Executive guidance on scalability and resilience
Scalability should be evaluated in terms of business model expansion, not just transaction volume. Can the ERP support new geographies, acquired entities, multiple service lines, and evolving revenue models? Can it maintain operational visibility when project structures become more complex? Can it support resilience if one connected application fails or data synchronization is delayed?
Operational resilience in this context means more than uptime. It includes recoverable integrations, auditable reporting logic, controlled access, and the ability to continue billing, forecasting, and closing the books even when upstream systems experience disruption. These are practical enterprise requirements, especially for firms with tight cash flow cycles and client-facing delivery commitments.
Platform selection recommendations by enterprise scenario
For firms prioritizing rapid standardization, a unified SaaS ERP with strong native reporting and moderate extensibility is often the most effective path. This model works well when leadership wants to reduce spreadsheet dependence, improve close performance, and establish a common operating baseline across finance and project operations.
For firms with differentiated service delivery models, complex staffing logic, or a strong existing CRM and PSA estate, an ERP plus ecosystem strategy may be more appropriate. The condition is that the organization must invest in integration architecture, master data governance, and a deliberate enterprise reporting model. Without that discipline, the flexibility advantage can quickly turn into operational fragmentation.
For larger enterprises pursuing modernization in phases, a hybrid strategy can be justified, especially after acquisitions or during global template design. However, leadership should treat hybrid architecture as a transition state with explicit retirement milestones. Otherwise, duplicated controls, inconsistent metrics, and rising support costs can undermine the business case.

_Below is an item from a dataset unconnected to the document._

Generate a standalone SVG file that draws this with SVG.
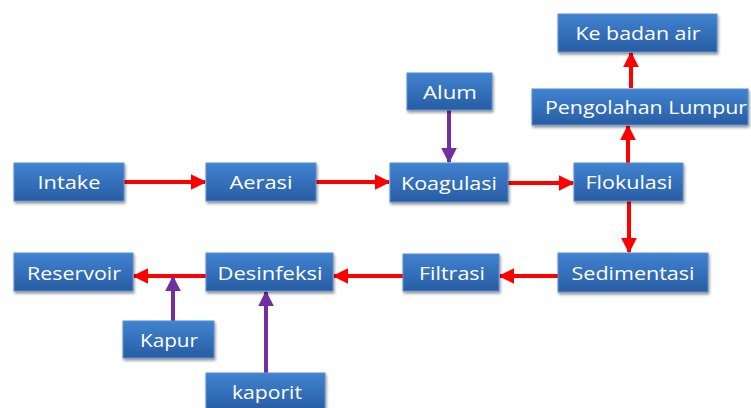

- Choose suite-centric ERP when process standardization, lower integration sprawl, and faster reporting consistency are top priorities.
- Choose composable ERP when differentiated operations create measurable business value and the organization can govern integration complexity.
- Prioritize reporting architecture early, including metric definitions, data ownership, and executive dashboard requirements.
- Model TCO over three to five years, not just implementation year one, including support and optimization costs.
- Use pilot scenarios around project margin reporting, utilization visibility, and revenue recognition to validate platform fit before final selection.
Final assessment
A strong professional services ERP comparison should not ask which platform has the most features. It should ask which platform architecture best supports integration, reporting trust, operational resilience, and enterprise scalability. For most buyers, the decisive factors are not isolated modules but the quality of the cloud operating model, the realism of the implementation path, and the organization's ability to govern a connected application landscape.
The most successful selections align ERP choice with a broader modernization strategy. That means evaluating suite depth versus composable flexibility, understanding vendor lock-in tradeoffs, designing reporting governance before go-live, and selecting a platform that fits both current operational needs and future transformation readiness. In professional services, ERP is increasingly the backbone of decision intelligence. The right choice improves visibility, standardization, and financial control. The wrong choice amplifies fragmentation at scale.